It was the middle of the night. The jet lag was all consuming and I was pretty sure there would be no sleeping. I tried to steady my mind against my husband's rhythmic breathing but it wasn't working. My brain was awake no matter how many times I told my body to settle down under the heavy warmth of the covers and join the rest of my family in the simple act of slumber.
What felt like hours later and still wide-eyed, I had no choice but to act. I was tired of feeling futile with nothing to do but listen to my skittish mind and its endless internal dialogue. I knew from experience that if I just declared an all nighter I could actually enjoy the stillness, the uninterrupted peacefulness, and possibly even reach a level of productiveness that during normal waking hours is a rare feat. So I rolled myself out of bed and shuffled down the hall to my work space.
The desire to make a heart had already been brewing inside of me for a few weeks. While I was in LA, a friend of my amazing sister who runs the Playful Art Studio held an open studio day for making hearts in service of the families who lost loved ones during the Newton Elementary School shooting. I wanted to show support. I wanted to make hearts with meaning together with my family. I wanted to step into the world of a working artist who has apparently transformed her garage into the most inspiring art studio.

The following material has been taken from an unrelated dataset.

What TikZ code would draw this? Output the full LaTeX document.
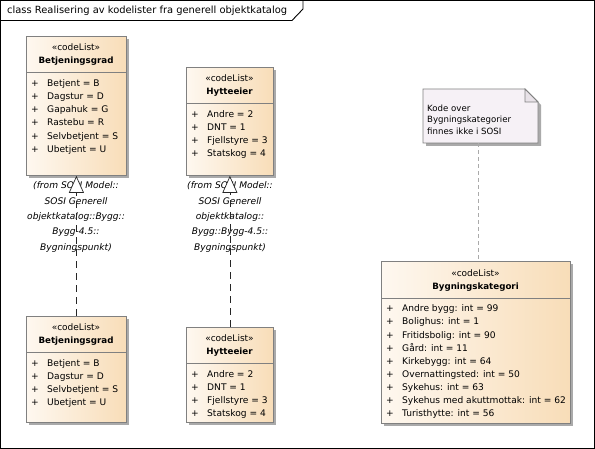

Unfortunately I wasn't able to join the workshop or experience the studio first hand, but the idea of making a heart stuck. And for whatever reason that is the idea my jet lagged brain latched onto that night. And with thoughts of my loving husband sleeping peacefully in our bed, I dedicated my love doodle to him. I doodled away until dawn broke through and birds chirped. Switching from pencil and paper to mini canvas and paints, I let the desire to quickly getting something down and make this endless night not be for nothing guide the way. Wet paint became a scratch pad and the secret simplicity of a heart, two hands, oh so different yet still wrapped around the same blissful heart and joined as one, engulfed in electric bolts of energy and drops of water, at times for joy and others for anger. "I chose to lay my hand in yours" I wrote. And I am happy I did.